The Difference Between Interview and Interrogate
The simple answer is the one being interviewed can leave at any time, when being interrogated, can't leave.
The moderator of this panel was: Pete Klismet.
Panelists: Joe Haggerty, Frank Hickey, Dave Cropp, George Cramer, John Schembra
D. C. The techniques are similar. You interview witnesses. When you focus on a person or a subject, he/she is a person of interest.
J.S. You interrogate a suspect and interview people who can offer information.
P.K. In interview can be done anywhere, and interrogations is usually an effort to get a confession. An interrogation is raised to higher level of intesity.
J.H. Write the person's name done even if they say they saw nothing. When you interview someone on the street it is a conversation with a purpose.
J. S. When taking a statement, record everything in details so what the person said can be brought up in court.

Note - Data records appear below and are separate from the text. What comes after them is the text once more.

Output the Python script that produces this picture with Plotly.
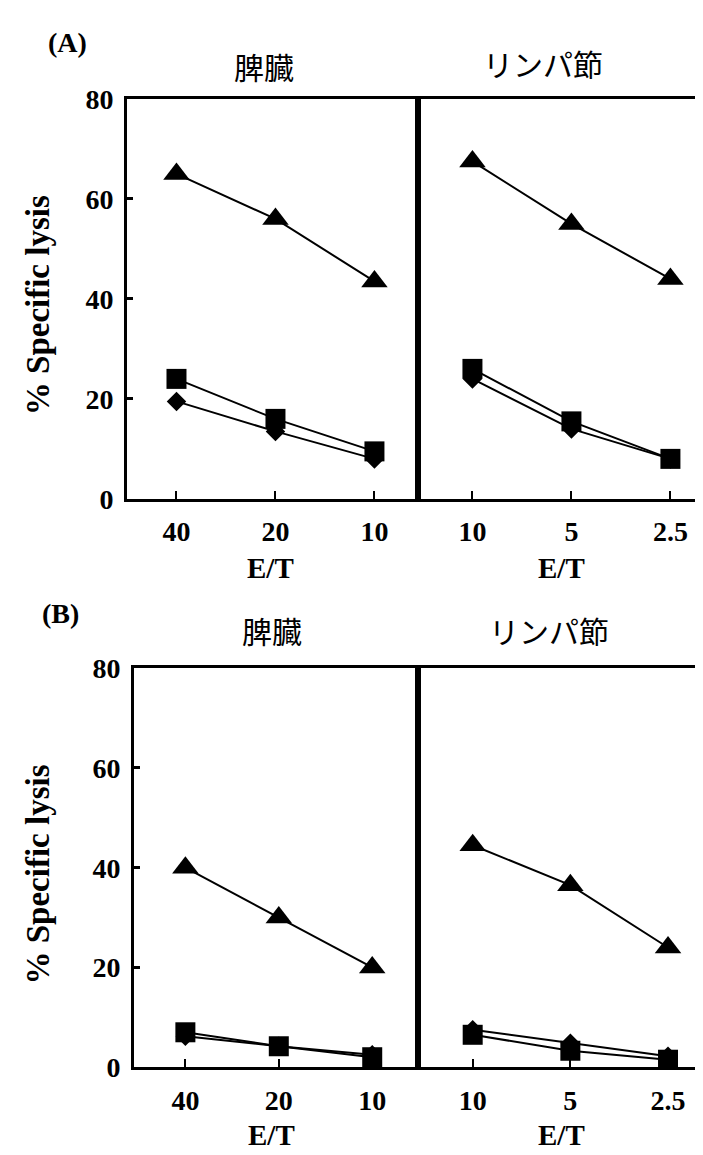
import plotly.graph_objects as go

# ---------------- data ----------------
spleen_et = ["40", "20", "10"]
lymph_et = ["10", "5", "2.5"]

# Panel A
a_spleen_triangle = [65, 56, 43.5]
a_spleen_square = [24, 16, 9.5]
a_spleen_diamond = [19.5, 13.5, 8]
a_lymph_triangle = [67.5, 55, 44]
a_lymph_square = [26, 15.5, 8]
a_lymph_diamond = [24, 14, 8]

# Panel B
b_spleen_triangle = [40, 30, 20]
b_spleen_square = [7, 4.2, 2]
b_spleen_diamond = [6.2, 4.2, 2.5]
b_lymph_triangle = [44.5, 36.5, 24]
b_lymph_square = [6.5, 3.3, 1.5]
b_lymph_diamond = [7.5, 4.8, 2.2]

y_ticks = [0, 20, 40, 60, 80]
panel_labels = ["(A)", "(B)"]
organ_titles = ["脾臓", "リンパ節"]
x_title = "E/T"
y_title = "% Specific lysis"

W, H = 703, 1155
SERIF = "Liberation Serif, Times New Roman, serif"
CJK = "Noto Sans CJK JP, sans-serif"


def px(x):
    return x / W


def py(y):
    return 1 - y / H


fig = go.Figure()

subplots = [
    ("x", "y", spleen_et, a_spleen_triangle, a_spleen_square, a_spleen_diamond),
    ("x2", "y2", lymph_et, a_lymph_triangle, a_lymph_square, a_lymph_diamond),
    ("x3", "y3", spleen_et, b_spleen_triangle, b_spleen_square, b_spleen_diamond),
    ("x4", "y4", lymph_et, b_lymph_triangle, b_lymph_square, b_lymph_diamond),
]

for xa, ya, cats, tri, sq, dia in subplots:
    for vals, sym, size in [(tri, "triangle-up", 23), (dia, "diamond", 15), (sq, "square", 20)]:
        fig.add_trace(go.Scatter(
            x=cats, y=vals, xaxis=xa, yaxis=ya, mode="lines+markers",
            line=dict(color="black", width=2),
            marker=dict(symbol=sym, size=size, color="black"),
            showlegend=False, cliponaxis=False,
        ))

tickfont = dict(family=SERIF, size=28, color="black", weight="bold")

common_x = dict(type="category", showline=True, linecolor="black", linewidth=3,
                ticks="inside", ticklen=8, tickwidth=2, tickcolor="black",
                showgrid=False, zeroline=False, tickfont=tickfont, ticklabelstandoff=6)
common_y = dict(range=[0, 80], tickvals=y_ticks, showline=True, linecolor="black",
                linewidth=3, showgrid=False, zeroline=False, tickfont=tickfont)

A_top, A_bot = 78, 489
B_top, B_bot = 663, 1073
A_left, B_left, mid = 119, 126, 410

fig.update_layout(
    width=W, height=H, margin=dict(l=0, r=0, t=0, b=0),
    paper_bgcolor="white", plot_bgcolor="white",
    xaxis=dict(common_x, domain=[px(A_left), px(mid)], range=[-0.5, 2.44], anchor="y", mirror=True),
    yaxis=dict(common_y, domain=[py(A_bot), py(A_top)], anchor="x", ticks="inside",
               ticklen=6, tickwidth=3, tickcolor="black", mirror=True, ticklabelstandoff=5),
    xaxis2=dict(common_x, domain=[px(mid), 1.0], range=[-0.55, 2.41], anchor="y2", mirror=True),
    yaxis2=dict(common_y, domain=[py(A_bot), py(A_top)], anchor="x2", showticklabels=False, ticks=""),
    xaxis3=dict(common_x, domain=[px(B_left), px(mid)], range=[-0.55, 2.49], anchor="y3", mirror=True),
    yaxis3=dict(common_y, domain=[py(B_bot), py(B_top)], anchor="x3", ticks="inside",
                ticklen=6, tickwidth=3, tickcolor="black", mirror=True, ticklabelstandoff=5),
    xaxis4=dict(common_x, domain=[px(mid), 1.0], range=[-0.56, 2.44], anchor="y4", mirror=True),
    yaxis4=dict(common_y, domain=[py(B_bot), py(B_top)], anchor="x4", showticklabels=False, ticks=""),
)

ann = []


def add_text(text, x, y, font, angle=0):
    ann.append(dict(text=text, x=px(x), y=py(y), xref="paper", yref="paper",
                    showarrow=False, xanchor="center", yanchor="middle",
                    font=font, textangle=angle))


label_font = dict(family=SERIF, size=28, color="black", weight="bold")
et_font = dict(family=SERIF, size=29, color="black", weight="bold")
cjk_font = dict(family=CJK, size=30, color="black")
ytf = dict(family=SERIF, size=33, color="black", weight="bold")

add_text(panel_labels[0], 60, 20, label_font)
add_text(panel_labels[1], 52, 607, label_font)
add_text(organ_titles[0], 256, 44, cjk_font)
add_text(organ_titles[1], 535, 41, cjk_font)
add_text(organ_titles[0], 264, 624, cjk_font)
add_text(organ_titles[1], 541, 624, cjk_font)
add_text(x_title, 262, 560, et_font)
add_text(x_title, 553, 560, et_font)
add_text(x_title, 263, 1143, et_font)
add_text(x_title, 553, 1143, et_font)
add_text(y_title, 30, 290, ytf, -90)
add_text(y_title, 30, 875, ytf, -90)

fig.update_layout(annotations=ann)

fig.write_html("out.html")
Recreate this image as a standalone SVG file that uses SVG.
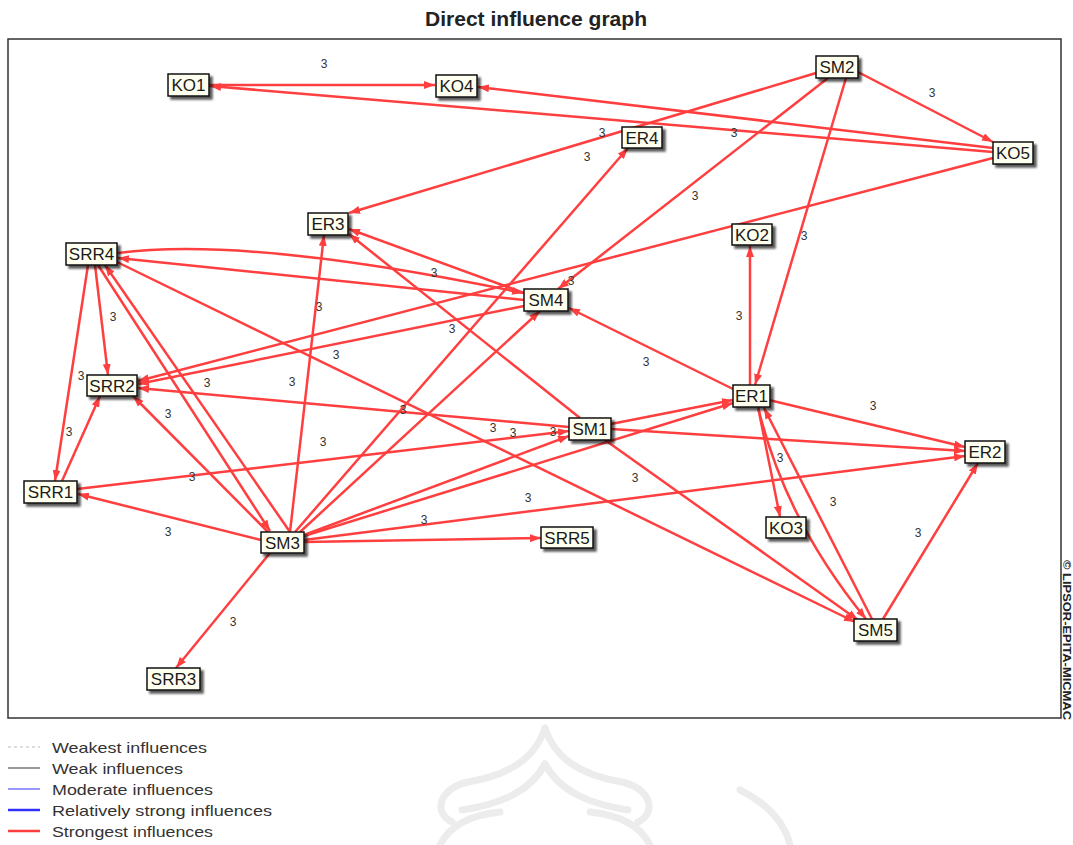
<svg xmlns="http://www.w3.org/2000/svg" width="1073" height="845" viewBox="0 0 1073 845">
<defs>
<marker id="ah" markerUnits="userSpaceOnUse" viewBox="0 0 11 8" refX="11" refY="4" markerWidth="11" markerHeight="8" orient="auto">
<path d="M0,0 L11,4 L0,8 z" fill="#ff3f3f"/>
</marker>
<filter id="sh" x="-20%" y="-30%" width="150%" height="180%">
<feDropShadow dx="3" dy="3" stdDeviation="1.2" flood-color="#000" flood-opacity="0.65"/>
</filter>
</defs>
<style>
.e{fill:none;stroke:#ff3f3f;stroke-width:2.5;marker-end:url(#ah)}
.n rect{fill:#fffff0;stroke:#111;stroke-width:1.5;filter:url(#sh)}
.n text{font-family:"Liberation Sans",Arial,sans-serif;font-size:17px;fill:#1a1a1a;text-anchor:middle}
.l{font-family:"Liberation Sans",Arial,sans-serif;font-size:12px;fill:#333;text-anchor:middle}
.lg{font-family:"Liberation Sans",Arial,sans-serif;font-size:15px;fill:#333}
.wm{fill:none;stroke:#ececec;stroke-width:7;stroke-linecap:round}
</style>
<rect width="1073" height="845" fill="#fff"/>
<g id="watermark">
<path class="wm" d="M545,728 C535,760 505,776 468,782 C440,788 432,812 452,822"/>
<path class="wm" d="M545,728 C555,760 585,776 622,782 C650,788 658,812 638,822"/>
<path class="wm" d="M545,764 C530,792 500,804 462,810"/>
<path class="wm" d="M545,764 C560,792 590,804 628,810"/>
<path class="wm" d="M440,845 C450,825 470,815 500,812"/>
<path class="wm" d="M650,845 C640,825 620,815 590,812"/>
<path class="wm" d="M740,790 C770,805 785,825 790,845"/>
</g>
<text x="536" y="26" font-family="Liberation Sans,Arial,sans-serif" font-size="20" font-weight="bold" fill="#222" text-anchor="middle" textLength="222" lengthAdjust="spacingAndGlyphs">Direct influence graph</text>
<rect x="8" y="39" width="1053" height="679" fill="#fff" stroke="#333" stroke-width="1.5"/>
<text transform="translate(1063,560) rotate(90)" font-family="Liberation Sans,Arial,sans-serif" font-size="10" font-weight="bold" fill="#222" textLength="160" lengthAdjust="spacingAndGlyphs">© LIPSOR-EPITA-MICMAC</text>
<g id="connectors">
<path class="e" d="M209,85 L435,85"/>
<path class="e" d="M993,148 L478,87"/>
<path class="e" d="M993,152 L210,86"/>
<path class="e" d="M858,72 L993,142"/>
<path class="e" d="M816,73 L349,213"/>
<path class="e" d="M828,78 L558,289"/>
<path class="e" d="M846,78 L755,385"/>
<path class="e" d="M750,385 L750,246"/>
<path class="e" d="M735,390 L569,308"/>
<path class="e" d="M993,158 L138,381"/>
<path class="e" d="M524,306 L138,384"/>
<path class="e" d="M524,300 L118,258"/>
<path class="e" d="M118,253 Q250,236 523,293"/>
<path class="e" d="M524,293 L349,229"/>
<path class="e" d="M580,418 L349,234"/>
<path class="e" d="M290,532 L324,235"/>
<path class="e" d="M295,532 L628,148"/>
<path class="e" d="M300,532 L540,311"/>
<path class="e" d="M95,265 L108,375"/>
<path class="e" d="M88,265 L55,481"/>
<path class="e" d="M62,481 L100,396"/>
<path class="e" d="M268,532 L133,396"/>
<path class="e" d="M98,265 L270,531"/>
<path class="e" d="M290,532 L105,265"/>
<path class="e" d="M117,262 L855,622"/>
<path class="e" d="M569,427 L138,388"/>
<path class="e" d="M611,429 L965,451"/>
<path class="e" d="M611,424 L733,400"/>
<path class="e" d="M605,440 L858,620"/>
<path class="e" d="M77,489 L569,431"/>
<path class="e" d="M304,535 L569,436"/>
<path class="e" d="M304,536 L733,403"/>
<path class="e" d="M304,540 L965,456"/>
<path class="e" d="M304,542 L541,538"/>
<path class="e" d="M769,400 L965,447"/>
<path class="e" d="M758,407 L780,517"/>
<path class="e" d="M758,407 Q785,520 866,619"/>
<path class="e" d="M872,619 L764,408"/>
<path class="e" d="M883,619 L978,463"/>
<path class="e" d="M261,540 L78,494"/>
<path class="e" d="M270,553 L176,668"/>
</g>
<g id="labels">
<text class="l" x="324" y="68">3</text>
<text class="l" x="932" y="97">3</text>
<text class="l" x="602" y="137">3</text>
<text class="l" x="734" y="137">3</text>
<text class="l" x="587" y="161">3</text>
<text class="l" x="695" y="200">3</text>
<text class="l" x="804" y="240">3</text>
<text class="l" x="434" y="277">3</text>
<text class="l" x="571" y="285">3</text>
<text class="l" x="113" y="321">3</text>
<text class="l" x="319" y="311">3</text>
<text class="l" x="739" y="320">3</text>
<text class="l" x="452" y="333">3</text>
<text class="l" x="336" y="359">3</text>
<text class="l" x="646" y="366">3</text>
<text class="l" x="81" y="380">3</text>
<text class="l" x="207" y="387">3</text>
<text class="l" x="292" y="386">3</text>
<text class="l" x="168" y="418">3</text>
<text class="l" x="403" y="414">3</text>
<text class="l" x="69" y="436">3</text>
<text class="l" x="493" y="432">3</text>
<text class="l" x="513" y="437">3</text>
<text class="l" x="553" y="436">3</text>
<text class="l" x="323" y="446">3</text>
<text class="l" x="873" y="410">3</text>
<text class="l" x="780" y="462">3</text>
<text class="l" x="192" y="481">3</text>
<text class="l" x="635" y="482">3</text>
<text class="l" x="833" y="506">3</text>
<text class="l" x="528" y="502">3</text>
<text class="l" x="424" y="524">3</text>
<text class="l" x="168" y="536">3</text>
<text class="l" x="918" y="537">3</text>
<text class="l" x="233" y="626">3</text>
</g>
<g id="KO1" class="n"><rect x="168" y="74" width="41" height="22"/><text x="188.5" y="91">KO1</text></g>
<g id="KO4" class="n"><rect x="436" y="75" width="41" height="22"/><text x="456.5" y="92">KO4</text></g>
<g id="SM2" class="n"><rect x="816" y="56" width="42" height="22"/><text x="837" y="73">SM2</text></g>
<g id="ER4" class="n"><rect x="622" y="127" width="40" height="21"/><text x="642" y="144">ER4</text></g>
<g id="KO5" class="n"><rect x="993" y="142" width="40" height="22"/><text x="1013" y="159">KO5</text></g>
<g id="ER3" class="n"><rect x="308" y="213" width="40" height="22"/><text x="328" y="230">ER3</text></g>
<g id="KO2" class="n"><rect x="732" y="224" width="40" height="21"/><text x="752" y="241">KO2</text></g>
<g id="SRR4" class="n"><rect x="66" y="243" width="51" height="22"/><text x="91.5" y="260">SRR4</text></g>
<g id="SM4" class="n"><rect x="524" y="289" width="44" height="22"/><text x="546" y="306">SM4</text></g>
<g id="SRR2" class="n"><rect x="87" y="375" width="50" height="21"/><text x="112" y="392">SRR2</text></g>
<g id="ER1" class="n"><rect x="733" y="385" width="37" height="22"/><text x="751.5" y="402">ER1</text></g>
<g id="SM1" class="n"><rect x="569" y="418" width="42" height="22"/><text x="590" y="435">SM1</text></g>
<g id="ER2" class="n"><rect x="965" y="441" width="40" height="22"/><text x="985" y="458">ER2</text></g>
<g id="SRR1" class="n"><rect x="24" y="481" width="53" height="22"/><text x="50.5" y="498">SRR1</text></g>
<g id="KO3" class="n"><rect x="766" y="517" width="40" height="21"/><text x="786" y="534">KO3</text></g>
<g id="SM3" class="n"><rect x="261" y="532" width="43" height="21"/><text x="282.5" y="549">SM3</text></g>
<g id="SRR5" class="n"><rect x="541" y="527" width="52" height="21"/><text x="567" y="544">SRR5</text></g>
<g id="SM5" class="n"><rect x="854" y="619" width="43" height="22"/><text x="875.5" y="636">SM5</text></g>
<g id="SRR3" class="n"><rect x="147" y="668" width="53" height="22"/><text x="173.5" y="685">SRR3</text></g>
<g id="legend">
<line x1="8" y1="747" x2="40" y2="747" stroke="#bbb" stroke-width="1" stroke-dasharray="3,3"/>
<text class="lg" x="52" y="753" textLength="155" lengthAdjust="spacingAndGlyphs">Weakest influences</text>
<line x1="8" y1="768" x2="40" y2="768" stroke="#333" stroke-width="1"/>
<text class="lg" x="52" y="774" textLength="131" lengthAdjust="spacingAndGlyphs">Weak influences</text>
<line x1="8" y1="789" x2="40" y2="789" stroke="#3030ff" stroke-width="1"/>
<text class="lg" x="52" y="795" textLength="161" lengthAdjust="spacingAndGlyphs">Moderate influences</text>
<line x1="8" y1="810" x2="40" y2="810" stroke="#3030ff" stroke-width="2.5"/>
<text class="lg" x="52" y="816" textLength="220" lengthAdjust="spacingAndGlyphs">Relatively strong influences</text>
<line x1="8" y1="831" x2="40" y2="831" stroke="#ff3f3f" stroke-width="2.5"/>
<text class="lg" x="52" y="837" textLength="161" lengthAdjust="spacingAndGlyphs">Strongest influences</text>
</g>
</svg>
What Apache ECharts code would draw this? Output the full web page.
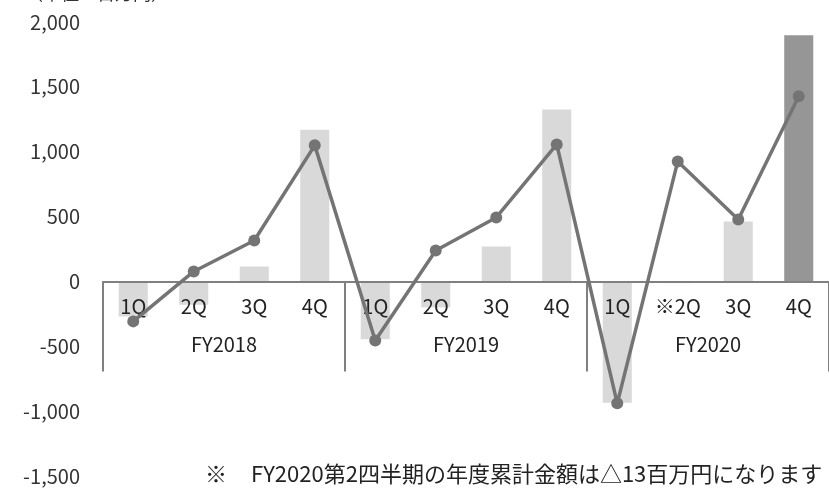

Be a good listener, be attentive. Listen to how things are said. Knowing when to clarify.
G.C. You need good salesmanship. Act like you already know what happened. Persistence is important, don't give up. Don't threaten, but remain firm. Be willing to give up your time.
D.C. Think about the attitude you're projecting--we're here to talk. Make sure you have the right person. Ask him to tell his side of the story. Tell why we arrested him. Stick with the word "We." "We need the information."
The person has probably been arrested before. Body language and threats don't work. Never put a hand on someone.
J. H. Be empathetic. The police officer needs to show he cares. In a sexual assault, be sympathetic to the victim. He or she will leave things out.
When interviewing a molester, make it sound like you can understand, you're wanting an admission--admit having a weapon, being in the area. etc.
Control your anger.
Once the person is no longer free to leave, mirandize them.
First 48 hours most important.
Interrogators are very low key.
Use an interpreter if the person speaks a foreign language.